What you will do -> All of the data that follows should be retyped exactly, please, except the pictures.

[Start of Collected material]

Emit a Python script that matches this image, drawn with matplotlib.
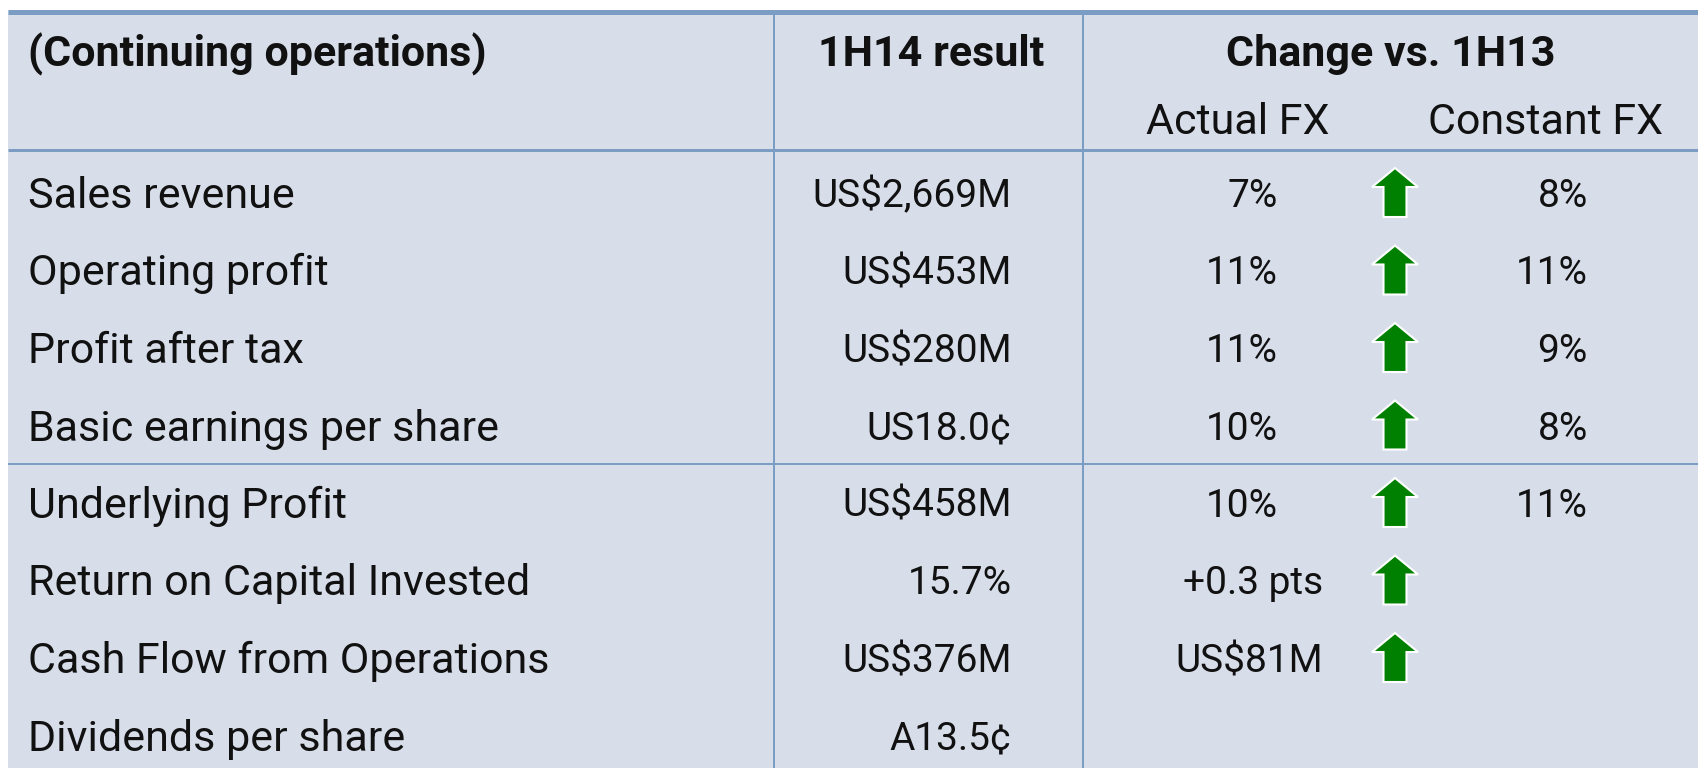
import matplotlib
matplotlib.use("Agg")
import matplotlib.pyplot as plt
from matplotlib.patches import Polygon, Rectangle

# ---- data ----
header_label = "(Continuing operations)"
header_result = "1H14 result"
header_change = "Change vs. 1H13"
sub_actual = "Actual FX"
sub_constant = "Constant FX"

metrics = ["Sales revenue", "Operating profit", "Profit after tax",
           "Basic earnings per share", "Underlying Profit",
           "Return on Capital Invested", "Cash Flow from Operations",
           "Dividends per share"]
results = ["US$2,669M", "US$453M", "US$280M", "US18.0¢", "US$458M",
           "15.7%", "US$376M", "A13.5¢"]
actual_fx = ["7%", "11%", "11%", "10%", "10%", "+0.3 pts", "US$81M", ""]
constant_fx = ["8%", "11%", "9%", "8%", "11%", "", "", ""]
up_arrow = [True, True, True, True, True, True, True, False]

# ---- style ----
W, H = 1698, 768
BG = "#D7DEEA"
LINE = "#7B9DC3"
FONT = "Roboto"
FS = 31
FSN = 28

fig = plt.figure(figsize=(W / 100, H / 100), dpi=100)
ax = fig.add_axes([0, 0, 1, 1])
ax.set_xlim(0, W)
ax.set_ylim(H, 0)
ax.axis("off")

ax.add_patch(Rectangle((8, 11), W - 8, H - 11, facecolor=BG, edgecolor="none"))
# lines
ax.plot([8, W], [11.5, 11.5], color=LINE, lw=5 * 0.72, solid_capstyle="butt")
ax.plot([8, W], [150, 150], color=LINE, lw=3 * 0.72, solid_capstyle="butt")
ax.plot([8, W], [463.5, 463.5], color=LINE, lw=2 * 0.72, solid_capstyle="butt")
for xv in (774.5, 1083.5):
    ax.plot([xv, xv], [14, H], color=LINE, lw=2 * 0.72, solid_capstyle="butt")

txt = dict(fontfamily=FONT, fontsize=FS, color="#111111")
num = dict(fontfamily=FONT, fontsize=FSN, color="#111111")
CAP = 15  # half cap height in px
CAPN = 14

# header
ax.text(28, 51 + CAP, header_label, ha="left", va="baseline", fontweight="bold", **txt)
ax.text(931, 51 + CAP, header_result, ha="center", va="baseline", fontweight="bold", **txt)
ax.text(1391, 51 + CAP, header_change, ha="center", va="baseline", fontweight="bold", **txt)
ax.text(1238, 119 + CAP, sub_actual, ha="center", va="baseline", **txt)
ax.text(1546, 119 + CAP, sub_constant, ha="center", va="baseline", **txt)

def arrow(cx, cy):
    hw, sw, top, neck, bot = 23, 11.5, -25, -6, 24
    pts = [(cx, cy + top), (cx + hw, cy + neck), (cx + sw, cy + neck),
           (cx + sw, cy + bot), (cx - sw, cy + bot), (cx - sw, cy + neck),
           (cx - hw, cy + neck)]
    ax.add_patch(Polygon(pts, closed=True, facecolor="#008000",
                         edgecolor="white", lw=1.5, joinstyle="miter"))

y0, step = 193, 77.5
for i, name in enumerate(metrics):
    y = y0 + i * step
    ax.text(28, y + CAP, name, ha="left", va="baseline", **txt)
    ax.text(1012, y + CAPN, results[i], ha="right", va="baseline", **num)
    a = actual_fx[i]
    if a:
        xr = 1278 if a.endswith("%") else 1323
        ax.text(xr, y + CAPN, a, ha="right", va="baseline", **num)
    if constant_fx[i]:
        ax.text(1588, y + CAPN, constant_fx[i], ha="right", va="baseline", **num)
    if up_arrow[i]:
        arrow(1395, y)

fig.savefig("out.png", dpi=100)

[End of Collected material]

Result for this exercise ->
Emit a Python script that matches this image, drawn with matplotlib.
import matplotlib
matplotlib.use("Agg")
import matplotlib.pyplot as plt
from matplotlib.patches import Polygon, Rectangle

# ---- data ----
header_label = "(Continuing operations)"
header_result = "1H14 result"
header_change = "Change vs. 1H13"
sub_actual = "Actual FX"
sub_constant = "Constant FX"

metrics = ["Sales revenue", "Operating profit", "Profit after tax",
           "Basic earnings per share", "Underlying Profit",
           "Return on Capital Invested", "Cash Flow from Operations",
           "Dividends per share"]
results = ["US$2,669M", "US$453M", "US$280M", "US18.0¢", "US$458M",
           "15.7%", "US$376M", "A13.5¢"]
actual_fx = ["7%", "11%", "11%", "10%", "10%", "+0.3 pts", "US$81M", ""]
constant_fx = ["8%", "11%", "9%", "8%", "11%", "", "", ""]
up_arrow = [True, True, True, True, True, True, True, False]

# ---- style ----
W, H = 1698, 768
BG = "#D7DEEA"
LINE = "#7B9DC3"
FONT = "Roboto"
FS = 31
FSN = 28

fig = plt.figure(figsize=(W / 100, H / 100), dpi=100)
ax = fig.add_axes([0, 0, 1, 1])
ax.set_xlim(0, W)
ax.set_ylim(H, 0)
ax.axis("off")

ax.add_patch(Rectangle((8, 11), W - 8, H - 11, facecolor=BG, edgecolor="none"))
# lines
ax.plot([8, W], [11.5, 11.5], color=LINE, lw=5 * 0.72, solid_capstyle="butt")
ax.plot([8, W], [150, 150], color=LINE, lw=3 * 0.72, solid_capstyle="butt")
ax.plot([8, W], [463.5, 463.5], color=LINE, lw=2 * 0.72, solid_capstyle="butt")
for xv in (774.5, 1083.5):
    ax.plot([xv, xv], [14, H], color=LINE, lw=2 * 0.72, solid_capstyle="butt")

txt = dict(fontfamily=FONT, fontsize=FS, color="#111111")
num = dict(fontfamily=FONT, fontsize=FSN, color="#111111")
CAP = 15  # half cap height in px
CAPN = 14

# header
ax.text(28, 51 + CAP, header_label, ha="left", va="baseline", fontweight="bold", **txt)
ax.text(931, 51 + CAP, header_result, ha="center", va="baseline", fontweight="bold", **txt)
ax.text(1391, 51 + CAP, header_change, ha="center", va="baseline", fontweight="bold", **txt)
ax.text(1238, 119 + CAP, sub_actual, ha="center", va="baseline", **txt)
ax.text(1546, 119 + CAP, sub_constant, ha="center", va="baseline", **txt)

def arrow(cx, cy):
    hw, sw, top, neck, bot = 23, 11.5, -25, -6, 24
    pts = [(cx, cy + top), (cx + hw, cy + neck), (cx + sw, cy + neck),
           (cx + sw, cy + bot), (cx - sw, cy + bot), (cx - sw, cy + neck),
           (cx - hw, cy + neck)]
    ax.add_patch(Polygon(pts, closed=True, facecolor="#008000",
                         edgecolor="white", lw=1.5, joinstyle="miter"))

y0, step = 193, 77.5
for i, name in enumerate(metrics):
    y = y0 + i * step
    ax.text(28, y + CAP, name, ha="left", va="baseline", **txt)
    ax.text(1012, y + CAPN, results[i], ha="right", va="baseline", **num)
    a = actual_fx[i]
    if a:
        xr = 1278 if a.endswith("%") else 1323
        ax.text(xr, y + CAPN, a, ha="right", va="baseline", **num)
    if constant_fx[i]:
        ax.text(1588, y + CAPN, constant_fx[i], ha="right", va="baseline", **num)
    if up_arrow[i]:
        arrow(1395, y)

fig.savefig("out.png", dpi=100)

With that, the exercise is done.